His immediate concern following his sudden appointment by President Jacob Zuma as a replacement for his short-lived predecessor, Des van Rooyen (now minister of co-operative governance and traditional affairs), was to address the situation at South African Airways, which had been at loggerheads with former finance minister Nhlanhla Nene over the nature of a contract with Airbus.
The minister met Mr Moyane last month as part of a programme to meet all the entities falling under the Treasury.
Ms Macanda said Mr Gordhan would be assessing the SARS restructuring project over the next few weeks with his top priority being to maintain the stability of the organisation.
SARS faces the enormous challenge of meeting the tough revenue targets set out in the medium-term budget policy statement in the context of a stagnating economy.
SARS spokesman Sandile Memela responded to questions about the fate of the restructuring project saying: "The issues you raise are best dealt with by the office of the minister."
Any differences between the minister and the commissioner over the restructuring of SARS could be just one of a series of clashes between them.
Their relationship got off to a rocky start as Mr Gordhan was perturbed by Mr Moyane’s allegations about a controversial "rogue" investigating unit that was set up within SARS while Mr Gordhan was the commissioner, and by Mr Moyane’s purging of top SARS executives allegedly implicated in it.
The plan involved the introduction of a new operating model for SARS based on the recommendations of a review into its functioning, processes and practices conducted by consultants from Gartner, Bain & Company and KPMG. It entailed a structural revamp to align the organisation with its strategic priorities, clarify decision-making accountability, and streamline governance structures.
The review involved an assessment of the governance and decision-making processes and development of a road map to align it with the new operating model.

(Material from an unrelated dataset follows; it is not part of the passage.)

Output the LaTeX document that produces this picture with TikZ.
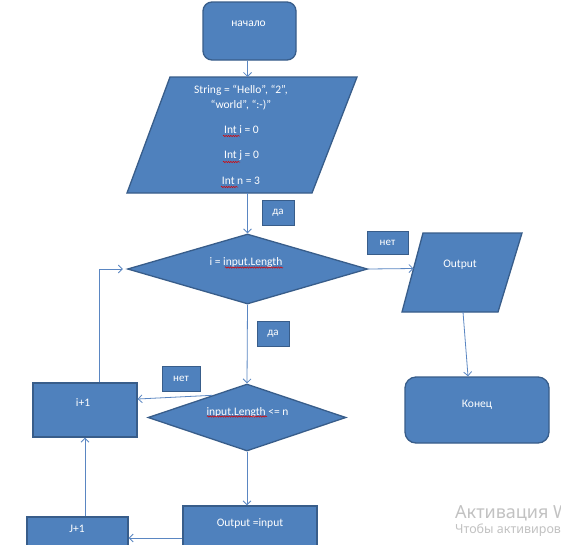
\documentclass[tikz,border=0pt]{standalone}
\usepackage{fontspec}
\setmainfont{Carlito}
\newfontfamily\wmfont{Noto Sans}
\usetikzlibrary{arrows.meta,shapes.geometric,decorations.pathmorphing,calc}
\definecolor{boxfill}{HTML}{4F81BD}
\definecolor{boxedge}{HTML}{385D8A}
\definecolor{wire}{HTML}{5A86C2}
\definecolor{wmgray}{HTML}{C2C2C2}
\begin{document}
\begin{tikzpicture}[x=1pt,y=-1pt,
  blk/.style={fill=boxfill,draw=boxedge,line width=1.3pt,inner sep=0pt},
  tag/.style={blk,line width=1pt,text=white,font=\fontsize{11}{13}\selectfont},
  txt/.style={text=white,font=\fontsize{11.5}{13}\selectfont,inner sep=0pt},
  flow/.style={draw=wire,line width=0.8pt,-{Straight Barb[length=4pt,width=8pt]}},
  spell/.style={draw=red!85!black,line width=0.5pt,decorate,
    decoration={snake,amplitude=0.7pt,segment length=2.4pt}}]

\useasboundingbox (0,0) rectangle (561,544);
\fill[white] (0,0) rectangle (561,544);
\clip (0,0) rectangle (561,544);

% start
\node[blk,rectangle,rounded corners=9pt,minimum width=93pt,minimum height=58pt] (start) at (249.5,31) {};
\node[txt] (startT) at (248.5,24) {начало};

% input parallelogram
\coordinate (inN) at (247.5,77);
\coordinate (inS) at (247.5,193);
\draw[blk] (170,77) -- (357,77) -- (312,193) -- (127,193) -- cycle;
\node[txt] (s1) at (241,90) {String = “Hello”, “2”,};
\node[txt] (s2) at (241,105) {“world”, “:-)”};
\node[txt] (s3) at (241.5,130) {Int i = 0};
\node[txt] (s4) at (241.5,156) {Int j = 0};
\node[txt] (s5) at (241,181) {Int n = 3};
\draw[spell] (223,136) -- (240,136);
\draw[spell] (223,162) -- (240,162);
\draw[spell] (221,187) -- (238,187);

% first decision
\node[blk,diamond,minimum width=240pt,minimum height=70pt] (d1) at (247.5,269) {};
\node[txt] (d1T) at (246,262) {i = input.Length};
\draw[spell] (225,267.5) -- (283,267.5);

% output parallelogram
\draw[blk] (423,233) -- (522,233) -- (498,312) -- (402,312) -- cycle;
\coordinate (outW) at (413.5,268.5);
\coordinate (outS) at (463,312);
\node[txt] (outT) at (460,265) {Output};

% end
\node[blk,rectangle,rounded corners=11pt,minimum width=144pt,minimum height=66pt] (end) at (477,410) {};
\node[txt] (endT) at (477,405) {Конец};

% second decision
\node[blk,diamond,minimum width=198pt,minimum height=67pt] (d2) at (247,417.5) {};
\node[txt] (d2T) at (247.5,412) {input.Length <= n};
\draw[spell] (207,416.5) -- (267,416.5);

% counters
\node[blk,rectangle,minimum width=104pt,minimum height=54pt] (inc) at (85,410) {};
\node[txt] (incT) at (83,403) {i+1};
\node[blk,rectangle,minimum width=101pt,minimum height=43pt] (jinc) at (77.5,538.5) {};
\node[txt] (jincT) at (77,529) {J+1};

% output = input
\node[blk,rectangle,minimum width=134pt,minimum height=54pt] (oi) at (250,533) {};
\node[txt] (oiT) at (250,523) {Output =input};

% branch labels
\node[tag,minimum width=32pt,minimum height=25pt] (yes1) at (278,212.5) {да};
\node[tag,minimum width=41pt,minimum height=23pt] (no1) at (387.5,242.5) {нет};
\node[tag,minimum width=32pt,minimum height=25pt] (yes2) at (273,333.5) {да};
\node[tag,minimum width=38pt,minimum height=25pt] (no2) at (181,378.5) {нет};

% connectors
\draw[flow] (start.south -| inN) -- (inN);
\draw[flow] (inS) -- (d1.north);
\draw[flow] (d1.east) -- (outW);
\draw[flow] (outS) -- ([xshift=-9pt]end.north);
\draw[flow] (d1.south) -- (d2.north);
\draw[flow] ($(d2.west)!0.65!(d2.north)$) -- ([yshift=11pt]inc.east);
\draw[flow] ([xshift=14pt]inc.north) |- ([xshift=-4pt]d1.west);
\draw[flow] (d2.south) -- (d2.south |- oi.north);
\draw[flow] ([yshift=-5pt]oi.west) -- ([yshift=-5pt]oi.west -| jinc.east);
\draw[flow] (inc.south |- jinc.north) -- (inc.south);

% system watermark, running off the right edge
\node[anchor=base west,inner sep=0pt,text=wmgray,font=\wmfont\fontsize{18}{20}\selectfont] (wm1) at (455,518.5) {Активация Windows};
\node[anchor=base west,inner sep=0pt,text=wmgray,font=\wmfont\fontsize{12.5}{14}\selectfont] (wm2) at (455,533) {Чтобы активировать Windows, перейдите в раздел};
\end{tikzpicture}
\end{document}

A review of aspects regarding information and communications technology, as well as modernisation was also undertaken. The review included a revision of the governance of the sourcing and procurement of information technology.

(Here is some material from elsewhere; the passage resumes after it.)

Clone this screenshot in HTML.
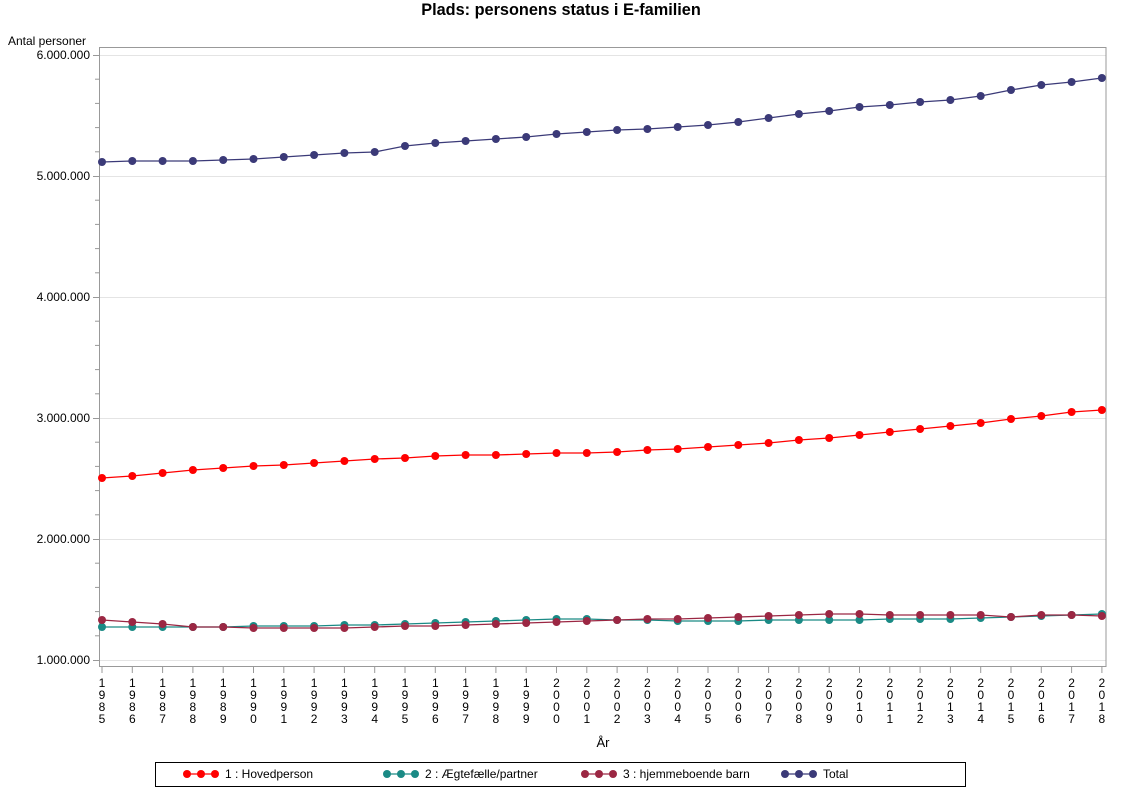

Also reviewed were contractual agreements and service-level agreements for information technology as well as the ownership of intellectual property.
The consultants were furthermore asked to determine the return on investment of past expenditure on modernisation drives.
In a briefing to Parliament’s finance committee in August last year Mr Moyane said the consultants had finalised their diagnostic analysis and at that stage were drawing up solutions and detailed plans to bring about the envisaged improvements. These included a complete turnaround at SARS’s Customs and Excise division to ensure more control and a smooth flow of goods at ports.
The restructuring plan also involved initiatives to maximise taxpayer revenue and compliance, improve customer service and develop expertise.
Another of Mr Moyane’s well-received endeavours was to beef up the capacity of SARS to deal with base erosion and profit shifting.
He employed 24 more tax specialists in the transfer pricing unit of SARS’s large business centre.